Exercise objective: An exact copy of all the data is required, with pictures left out.

— START Information provided —

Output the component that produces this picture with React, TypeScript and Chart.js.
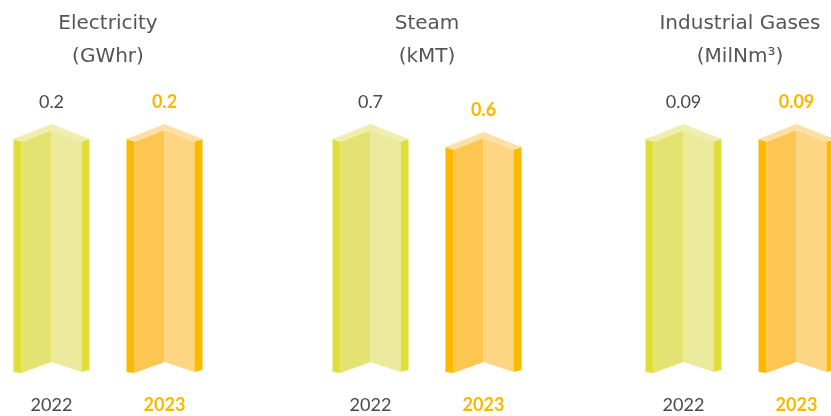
import React, { useEffect, useRef } from "react";
import { Chart, registerables } from "chart.js";

Chart.register(...registerables);

// ---- data ----
const YEARS = ["2022", "2023"];
const GROUP_TITLES: string[][] = [
  ["Electricity", "(GWhr)"],
  ["Steam", "(kMT)"],
  ["Industrial Gases", "(MilNm³)"],
];
const ELECTRICITY = [0.2, 0.2];
const STEAM = [0.7, 0.6];
const INDUSTRIAL_GASES = [0.09, 0.09];
const GROUP_VALUES = [ELECTRICITY, STEAM, INDUSTRIAL_GASES];
const VALUE_LABELS = [
  ["0.2", "0.2"],
  ["0.7", "0.6"],
  ["0.09", "0.09"],
];

// ---- styles ----
const FONT = "Lato, 'Open Sans', sans-serif";
const TITLE_FONT = "'DejaVu Sans', Lato, sans-serif";
const GRAY = "#4a4a4a";
const TITLE_GRAY = "#555555";
const ORANGE = "#f9b800";
const PALETTES = [
  { strip: "#e0de3a", left: "#e4e270", right: "#ebe99c", cap: "#efedb0" },
  { strip: "#fbb900", left: "#fdc650", right: "#fed582", cap: "#fee0a6" },
];
const CANVAS_W = 226;
const CANVAS_H = 416;
const GROUP_LEFTS = [-5.5, 313.8, 626.7];
// visual floor of each scale, as a multiple of the group max
const FLOOR_FACTOR = -3.446;

const foldedBars = {
  id: "foldedBars",
  afterDatasetsDraw(chart: any) {
    const ctx = chart.ctx;
    const meta = chart.getDatasetMeta(0);
    const labels = chart.options.plugins.foldedBars.labels as string[];
    meta.data.forEach((el: any, i: number) => {
      const p = PALETTES[i % 2];
      const cx = el.x;
      const half = el.width / 2;
      const s = el.width * 0.105;
      const inner = half - s;
      const yT = el.y;
      const yB = el.base;
      const slope = 15 / 38;
      const poly = (pts: number[][], color: string) => {
        ctx.beginPath();
        ctx.moveTo(pts[0][0], pts[0][1]);
        for (let k = 1; k < pts.length; k++) ctx.lineTo(pts[k][0], pts[k][1]);
        ctx.closePath();
        ctx.fillStyle = color;
        ctx.fill();
      };
      ctx.save();
      const capOut = yT + half * slope;
      const innerPeak = yT + 6;
      const innerEdge = innerPeak + inner * slope;
      const notch = yB - inner * 0.37;
      poly(
        [
          [cx - inner, innerEdge],
          [cx, innerPeak],
          [cx, notch],
          [cx - inner, yB],
        ],
        p.left
      );
      poly(
        [
          [cx, innerPeak],
          [cx + inner, innerEdge],
          [cx + inner, yB - 1],
          [cx, notch],
        ],
        p.right
      );
      poly(
        [
          [cx - half, capOut],
          [cx - inner, innerEdge],
          [cx - inner, yB],
          [cx - half, yB - 1],
        ],
        p.strip
      );
      poly(
        [
          [cx + inner, innerEdge],
          [cx + half, capOut],
          [cx + half, yB - 3],
          [cx + inner, yB - 1],
        ],
        p.strip
      );
      poly(
        [
          [cx - half, capOut],
          [cx, yT],
          [cx + half, capOut],
          [cx + inner, innerEdge],
          [cx, innerPeak],
          [cx - inner, innerEdge],
        ],
        p.cap
      );
      ctx.font = `${i === 1 ? "bold " : ""}18px ${FONT}`;
      ctx.fillStyle = i === 1 ? ORANGE : GRAY;
      ctx.textAlign = "center";
      ctx.textBaseline = "middle";
      ctx.fillText(labels[i], cx, yT - 22);
      ctx.restore();
    });
  },
};

function GroupChart({ index }: { index: number }) {
  const ref = useRef<HTMLCanvasElement | null>(null);
  useEffect(() => {
    if (!ref.current) return;
    const values = GROUP_VALUES[index];
    const vmax = Math.max(...values);
    const vmin = vmax * FLOOR_FACTOR;
    const chart = new Chart(ref.current, {
      type: "bar",
      data: {
        labels: YEARS,
        datasets: [
          {
            data: values,
            base: vmin,
            backgroundColor: "rgba(0,0,0,0)",
            borderWidth: 0,
            categoryPercentage: 1,
            barPercentage: 76 / 113,
          } as any,
        ],
      },
      plugins: [foldedBars as any],
      options: {
        animation: false,
        responsive: false,
        events: [],
        layout: { padding: 0 },
        plugins: {
          legend: { display: false },
          tooltip: { enabled: false },
          title: {
            display: true,
            text: GROUP_TITLES[index],
            color: TITLE_GRAY,
            font: { family: TITLE_FONT, size: 20, weight: "normal", lineHeight: 1.65 },
            padding: { top: 7, bottom: 51 },
          },
          foldedBars: { labels: VALUE_LABELS[index] },
        } as any,
        scales: {
          x: {
            offset: true,
            grid: { display: false, drawTicks: false },
            border: { display: false },
            ticks: {
              padding: 21,
              color: (c: any) => (c.index === 1 ? ORANGE : GRAY),
              font: (c: any) => ({
                family: FONT,
                size: 18,
                weight: c.index === 1 ? "bold" : "normal",
              }),
            },
            afterFit: (scale: any) => {
              scale.height = 43;
            },
          },
          y: {
            display: false,
            min: vmin,
            max: vmax,
          },
        },
      } as any,
    });
    return () => chart.destroy();
  }, [index]);
  return (
    <div
      style={{
        position: "absolute",
        left: GROUP_LEFTS[index],
        top: 0,
        width: CANVAS_W,
        height: CANVAS_H,
      }}
    >
      <canvas ref={ref} width={CANVAS_W} height={CANVAS_H} />
    </div>
  );
}

export default function App() {
  return (
    <div
      style={{
        position: "fixed",
        left: 0,
        top: 0,
        width: 831,
        height: 416,
        overflow: "hidden",
        background: "#ffffff",
      }}
    >
      {[0, 1, 2].map((i) => (
        <GroupChart key={i} index={i} />
      ))}
    </div>
  );
}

— END Information provided —

In response:
Output the component that produces this picture with React, TypeScript and Chart.js.
import React, { useEffect, useRef } from "react";
import { Chart, registerables } from "chart.js";

Chart.register(...registerables);

// ---- data ----
const YEARS = ["2022", "2023"];
const GROUP_TITLES: string[][] = [
  ["Electricity", "(GWhr)"],
  ["Steam", "(kMT)"],
  ["Industrial Gases", "(MilNm³)"],
];
const ELECTRICITY = [0.2, 0.2];
const STEAM = [0.7, 0.6];
const INDUSTRIAL_GASES = [0.09, 0.09];
const GROUP_VALUES = [ELECTRICITY, STEAM, INDUSTRIAL_GASES];
const VALUE_LABELS = [
  ["0.2", "0.2"],
  ["0.7", "0.6"],
  ["0.09", "0.09"],
];

// ---- styles ----
const FONT = "Lato, 'Open Sans', sans-serif";
const TITLE_FONT = "'DejaVu Sans', Lato, sans-serif";
const GRAY = "#4a4a4a";
const TITLE_GRAY = "#555555";
const ORANGE = "#f9b800";
const PALETTES = [
  { strip: "#e0de3a", left: "#e4e270", right: "#ebe99c", cap: "#efedb0" },
  { strip: "#fbb900", left: "#fdc650", right: "#fed582", cap: "#fee0a6" },
];
const CANVAS_W = 226;
const CANVAS_H = 416;
const GROUP_LEFTS = [-5.5, 313.8, 626.7];
// visual floor of each scale, as a multiple of the group max
const FLOOR_FACTOR = -3.446;

const foldedBars = {
  id: "foldedBars",
  afterDatasetsDraw(chart: any) {
    const ctx = chart.ctx;
    const meta = chart.getDatasetMeta(0);
    const labels = chart.options.plugins.foldedBars.labels as string[];
    meta.data.forEach((el: any, i: number) => {
      const p = PALETTES[i % 2];
      const cx = el.x;
      const half = el.width / 2;
      const s = el.width * 0.105;
      const inner = half - s;
      const yT = el.y;
      const yB = el.base;
      const slope = 15 / 38;
      const poly = (pts: number[][], color: string) => {
        ctx.beginPath();
        ctx.moveTo(pts[0][0], pts[0][1]);
        for (let k = 1; k < pts.length; k++) ctx.lineTo(pts[k][0], pts[k][1]);
        ctx.closePath();
        ctx.fillStyle = color;
        ctx.fill();
      };
      ctx.save();
      const capOut = yT + half * slope;
      const innerPeak = yT + 6;
      const innerEdge = innerPeak + inner * slope;
      const notch = yB - inner * 0.37;
      poly(
        [
          [cx - inner, innerEdge],
          [cx, innerPeak],
          [cx, notch],
          [cx - inner, yB],
        ],
        p.left
      );
      poly(
        [
          [cx, innerPeak],
          [cx + inner, innerEdge],
          [cx + inner, yB - 1],
          [cx, notch],
        ],
        p.right
      );
      poly(
        [
          [cx - half, capOut],
          [cx - inner, innerEdge],
          [cx - inner, yB],
          [cx - half, yB - 1],
        ],
        p.strip
      );
      poly(
        [
          [cx + inner, innerEdge],
          [cx + half, capOut],
          [cx + half, yB - 3],
          [cx + inner, yB - 1],
        ],
        p.strip
      );
      poly(
        [
          [cx - half, capOut],
          [cx, yT],
          [cx + half, capOut],
          [cx + inner, innerEdge],
          [cx, innerPeak],
          [cx - inner, innerEdge],
        ],
        p.cap
      );
      ctx.font = `${i === 1 ? "bold " : ""}18px ${FONT}`;
      ctx.fillStyle = i === 1 ? ORANGE : GRAY;
      ctx.textAlign = "center";
      ctx.textBaseline = "middle";
      ctx.fillText(labels[i], cx, yT - 22);
      ctx.restore();
    });
  },
};

function GroupChart({ index }: { index: number }) {
  const ref = useRef<HTMLCanvasElement | null>(null);
  useEffect(() => {
    if (!ref.current) return;
    const values = GROUP_VALUES[index];
    const vmax = Math.max(...values);
    const vmin = vmax * FLOOR_FACTOR;
    const chart = new Chart(ref.current, {
      type: "bar",
      data: {
        labels: YEARS,
        datasets: [
          {
            data: values,
            base: vmin,
            backgroundColor: "rgba(0,0,0,0)",
            borderWidth: 0,
            categoryPercentage: 1,
            barPercentage: 76 / 113,
          } as any,
        ],
      },
      plugins: [foldedBars as any],
      options: {
        animation: false,
        responsive: false,
        events: [],
        layout: { padding: 0 },
        plugins: {
          legend: { display: false },
          tooltip: { enabled: false },
          title: {
            display: true,
            text: GROUP_TITLES[index],
            color: TITLE_GRAY,
            font: { family: TITLE_FONT, size: 20, weight: "normal", lineHeight: 1.65 },
            padding: { top: 7, bottom: 51 },
          },
          foldedBars: { labels: VALUE_LABELS[index] },
        } as any,
        scales: {
          x: {
            offset: true,
            grid: { display: false, drawTicks: false },
            border: { display: false },
            ticks: {
              padding: 21,
              color: (c: any) => (c.index === 1 ? ORANGE : GRAY),
              font: (c: any) => ({
                family: FONT,
                size: 18,
                weight: c.index === 1 ? "bold" : "normal",
              }),
            },
            afterFit: (scale: any) => {
              scale.height = 43;
            },
          },
          y: {
            display: false,
            min: vmin,
            max: vmax,
          },
        },
      } as any,
    });
    return () => chart.destroy();
  }, [index]);
  return (
    <div
      style={{
        position: "absolute",
        left: GROUP_LEFTS[index],
        top: 0,
        width: CANVAS_W,
        height: CANVAS_H,
      }}
    >
      <canvas ref={ref} width={CANVAS_W} height={CANVAS_H} />
    </div>
  );
}

export default function App() {
  return (
    <div
      style={{
        position: "fixed",
        left: 0,
        top: 0,
        width: 831,
        height: 416,
        overflow: "hidden",
        background: "#ffffff",
      }}
    >
      {[0, 1, 2].map((i) => (
        <GroupChart key={i} index={i} />
      ))}
    </div>
  );
}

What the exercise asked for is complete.